たとえば計画性や実行力、緻密さや綿密さ、協調性や統率力など、社会人に備わっていることが望ましい属性は数多くあります。
物事が完璧に整っていることを求める姿勢が間違っているわけではありませんが、行き過ぎると美徳も悪徳に変わってしまいます。完璧さとともに他の属性も伸ばすようにすると、バランスの取れた人として周囲の人からも高く評価されます。
途中でやめない大切さ
何かを始めても途中で何か満足できないものがあると、そこですべての作業をやめる人がいます。このように些細なことでやり始めたことを中断していたら、何であれ最後まで達成することができません。

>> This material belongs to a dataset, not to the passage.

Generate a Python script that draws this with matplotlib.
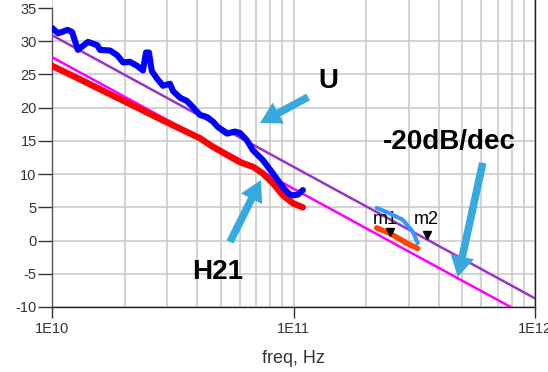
import matplotlib
matplotlib.use("Agg")
import matplotlib.pyplot as plt
import numpy as np

plt.rcParams['font.family'] = ['Liberation Sans', 'DejaVu Sans']

# ---- data (frequencies in GHz, values in dB) ----
u_freq = [10.0, 10.6, 11.6, 12.1, 12.8, 14.1, 15.4, 15.8, 17.4, 18.6, 19.7, 21.0, 22.5,
          23.8, 24.5, 25.2, 25.9, 27.2, 28.8, 30.8, 31.7, 33.9, 36.2, 38.3, 41.0, 43.8,
          46.4, 48.6, 53.0, 57.2, 60.0, 64.1, 67.9, 74.7, 82.2, 90.4, 96.0, 99.5, 104.0,
          109.4]
u_val = [32.0, 31.2, 31.7, 31.4, 28.7, 29.9, 29.4, 28.7, 28.6, 27.9, 26.8, 26.9, 26.3,
         25.6, 28.3, 28.3, 25.5, 24.4, 23.3, 23.6, 22.5, 21.5, 21.0, 20.1, 18.9, 18.6,
         17.9, 17.1, 16.1, 16.4, 16.2, 15.1, 13.6, 12.1, 10.1, 8.0, 7.0, 6.8, 6.9, 7.6]

h21_freq = [10.0, 13.0, 17.0, 22.0, 28.0, 35.0, 41.0, 46.4, 53.0, 60.0, 67.9, 74.7,
            82.2, 90.4, 99.5, 109.4]
h21_val = [26.3, 24.3, 22.2, 20.2, 18.3, 16.6, 15.4, 14.1, 12.9, 11.8, 11.1, 10.1,
           8.6, 6.8, 5.6, 5.0]

u2_freq = [221, 250, 284, 312, 327]
u2_val = [4.9, 4.1, 3.1, 1.3, -0.4]

h2_freq = [221, 250, 295, 327]
h2_val = [1.9, 1.1, -0.4, -1.2]

ref_freq = [10.0, 1000.0]
ref_u = [30.9, -8.7]
ref_h21 = [27.6, -12.0]

marker_freq = [250, 356]
marker_val = [1.3, 0.9]
marker_names = ["m1", "m2"]

yticks = [-10, -5, 0, 5, 10, 15, 20, 25, 30, 35]
xticks = [1e10, 1e11, 1e12]
xticklabels = ["1E10", "1E11", "1E12"]

G = 1e9

fig = plt.figure(figsize=(5.48, 3.72), dpi=100)
ax = fig.add_axes([52/548, 65/372, (535-52)/548, 307/372])

ax.set_xscale('log')
ax.set_xlim(1e10, 1e12)
ax.set_ylim(-10, 35 + 8/6.644)

# grid
ax.set_xticks(xticks)
ax.set_xticklabels(xticklabels)
ax.set_xticks([m * 10**e for e in (10, 11) for m in range(2, 10)], minor=True)
ax.set_yticks(yticks)
ax.set_yticklabels([str(v) for v in yticks])
ax.grid(True, which='both', axis='x', color='#c8c8c8', lw=1.1)
ax.grid(True, which='major', axis='y', color='#c8c8c8', lw=1.1)
ax.tick_params(axis='x', which='minor', length=0)
ax.tick_params(axis='y', which='minor', length=0, left=False)
ax.tick_params(axis='y', which='major', direction='out', length=10, width=1.0,
               colors='#333333', labelsize=10.5, pad=1)
ax.tick_params(axis='x', which='major', direction='out', length=8, width=1.0,
               colors='#333333', labelsize=10.5, pad=3)
ax.get_ygridlines()[-1].set_visible(False)

ax.spines['top'].set_visible(False)
ax.spines['left'].set_bounds(-10, 35)
ax.spines['left'].set_color('#555555')
ax.spines['right'].set_color('#222222')
ax.spines['bottom'].set_color('#222222')
for s in ['left', 'right', 'bottom']:
    ax.spines[s].set_linewidth(1.0)

ax.set_xlabel("freq, Hz", fontsize=13, color='#333333', labelpad=10)

# reference lines
ax.plot(np.array(ref_freq) * G, ref_u, color='#9933CC', lw=1.8, zorder=3)
ax.plot(np.array(ref_freq) * G, ref_h21, color='#FF00FF', lw=1.8, zorder=3)

# measured curves
ax.plot(np.array(h21_freq) * G, h21_val, color='#FF0000', lw=4.6, solid_capstyle='round',
        solid_joinstyle='round', zorder=4)
ax.plot(np.array(u_freq) * G, u_val, color='#0000FF', lw=4.4, solid_capstyle='round',
        solid_joinstyle='round', zorder=5)
ax.plot(np.array(h2_freq) * G, h2_val, color='#FF4500', lw=4.0, solid_capstyle='round', zorder=5)

# markers
ax.plot(np.array(marker_freq) * G, marker_val, linestyle='none', marker='v',
        color='black', markersize=6, zorder=6)
ax.text(239 * G, 3.2, marker_names[0], fontsize=13, ha='center', va='center', zorder=6)
ax.text(356 * G, 3.2, marker_names[1], fontsize=13, ha='center', va='center', zorder=6)

ax.plot(np.array(u2_freq) * G, u2_val, color='#3399FF', lw=3, solid_capstyle='round', zorder=7)

# annotations
arrow_color = '#36A9DE'
astyle = "simple,head_width=1.7,head_length=1.5,tail_width=0.55"
for tail, tip in [((115 * G, 21.6), (72.6 * G, 17.7)),
                  ((54.6 * G, -0.2), (73.3 * G, 9.1)),
                  ((608 * G, 11.7), (479 * G, -5.5))]:
    ax.annotate('', xy=tip, xytext=tail,
                arrowprops=dict(arrowstyle=astyle, mutation_scale=10,
                                facecolor=arrow_color, edgecolor='none',
                                shrinkA=0, shrinkB=0), zorder=8)

ax.text(139 * G, 24.0, "U", fontsize=20, fontweight='bold', ha='center', va='center')
ax.text(48.6 * G, -4.7, "H21", fontsize=20, fontweight='bold', ha='center', va='center')
ax.text(440 * G, 14.8, "-20dB/dec", fontsize=20, fontweight='bold', ha='center', va='center')

fig.savefig("out.png", dpi=100)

自分では納得できないことが起こっても、いったん始めたことは最後までやり遂げるようにしましょう。完璧主義を物事を中途半端な状況で中断する言い訳にしないように注意しましょう。
適当に済ませることも覚える
完全なタイミングや状況を待っていると、いつまで経っても何も出来ないことがあります。たとえば部屋の掃除やダイエット、ウォーキングやジョギングなどのエクササイズなど、何も完璧主義者だけに限った話ではなく、大多数の人はやるからにはきちんと完璧に行いたいと思うはずです。
しかしどんなに強い決意と意志で臨んでも、その時々の状況や気分によってうまく運ばないこともあります。うまくいかないので途中でやめるならまだしも、完璧に運ばないことを恐れ、そもそも最初から手をつけないという人もいるかもしれません。

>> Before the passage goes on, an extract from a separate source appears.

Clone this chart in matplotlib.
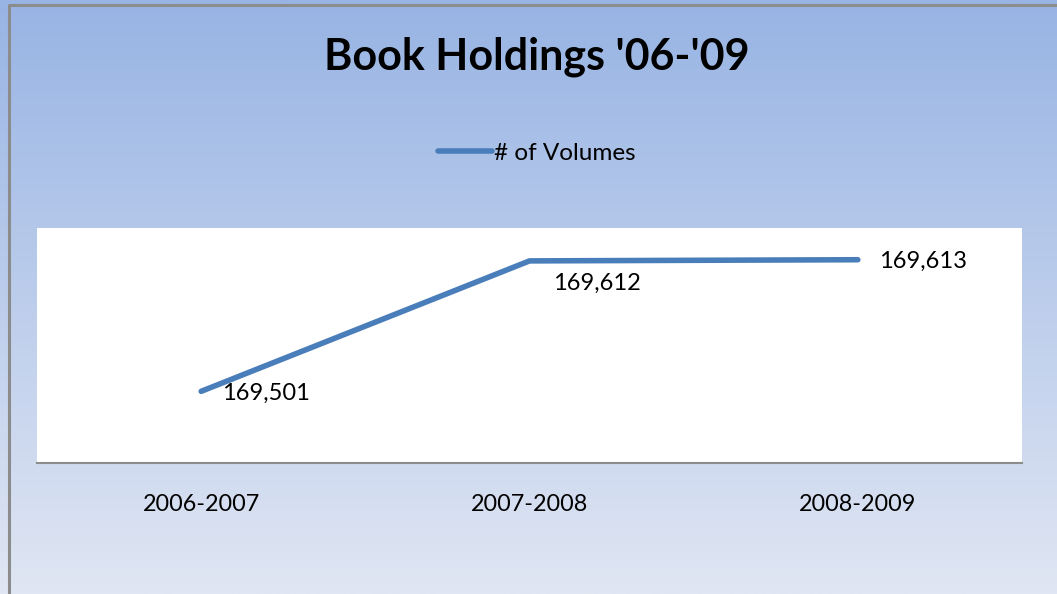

これに思い当たることがある方は、まずは適当に済ませることを覚えましょう。今日出来ることを最優先し、計画は後回しにするような、ある意味適当な態度を取ることもたまには必要です。
良い意味での完璧主義を目指す
自分と他人をあまりにも狭い完璧主義という檻に閉じ込めるのではなく、良い意味での完璧主義を目指しましょう。行動の枷になる完璧主義は意味がありません。たった一つの失敗で挫折するような完璧主義は、あってないようなもの。

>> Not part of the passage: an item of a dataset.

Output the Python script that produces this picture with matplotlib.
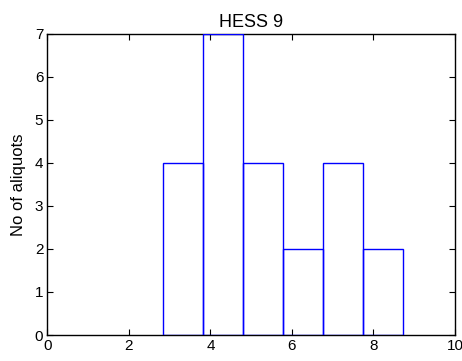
import matplotlib
matplotlib.use("Agg")
import matplotlib.pyplot as plt
import numpy as np

# bin edges and counts
bin_edges = [2.84, 3.82, 4.80, 5.77, 6.76, 7.75, 8.73]
counts = [4, 7, 4, 2, 4, 2]

plt.rcParams['font.family'] = ['Liberation Sans', 'DejaVu Sans']

fig = plt.figure(figsize=(4.62, 3.61), dpi=100)
ax = fig.add_axes([0.1028, 0.072, 0.882, 0.835])

lefts = np.array(bin_edges[:-1])
widths = np.diff(bin_edges)
ax.bar(lefts, counts, width=widths, align='edge', fill=False,
       edgecolor='#0000ff', linewidth=1.0, zorder=3)

ax.set_xlim(0, 10)
ax.set_ylim(0, 7)
ax.set_xticks(range(0, 11, 2))
ax.set_yticks(range(0, 8))
ax.tick_params(direction='in', top=True, right=True, length=4, width=0.8,
               labelsize=11, pad=3)
for s in ax.spines.values():
    s.set_linewidth(1.0)
    s.set_zorder(2)

ax.set_title("HESS 9", fontsize=13, pad=5)
ax.set_ylabel("No of aliquots", fontsize=12, labelpad=6)

fig.savefig("out.png", dpi=100)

最終的にベストな結果に至るには、失敗を修正しながら前に進むことの出来る強い精神性が求められています。完璧主義を説くカリスマ的企業家たちですら、過去にはさまざまな紆余曲折を経ているからこそ、現在の完璧な状態に辿りついたともいえます。
どうしても完璧主義にこだわりたい方は、ネガティブな完璧さを捨て、実のあるポジティブな完璧主義を目指しましょう。
まとめ
不完全な人間の集合である社会の中で、完璧さを求めるというのは、容易いことではありません。
自分に対して厳しい完璧主義ならまだしも、他人に対して異常な厳しさを求める方は、とかく周囲の人からあれこれと批評されてしまいます。自分では完璧さを求めているのに、我がままだ、自分勝手だと噂されるのは嫌なものです。
日常のすべての局面で完璧さを貫くのは不可能事、悪い意味での完璧主義から脱却するには、精神的なゆとりを持ち、考え方や行動に柔軟性を持つようにすることが重要です。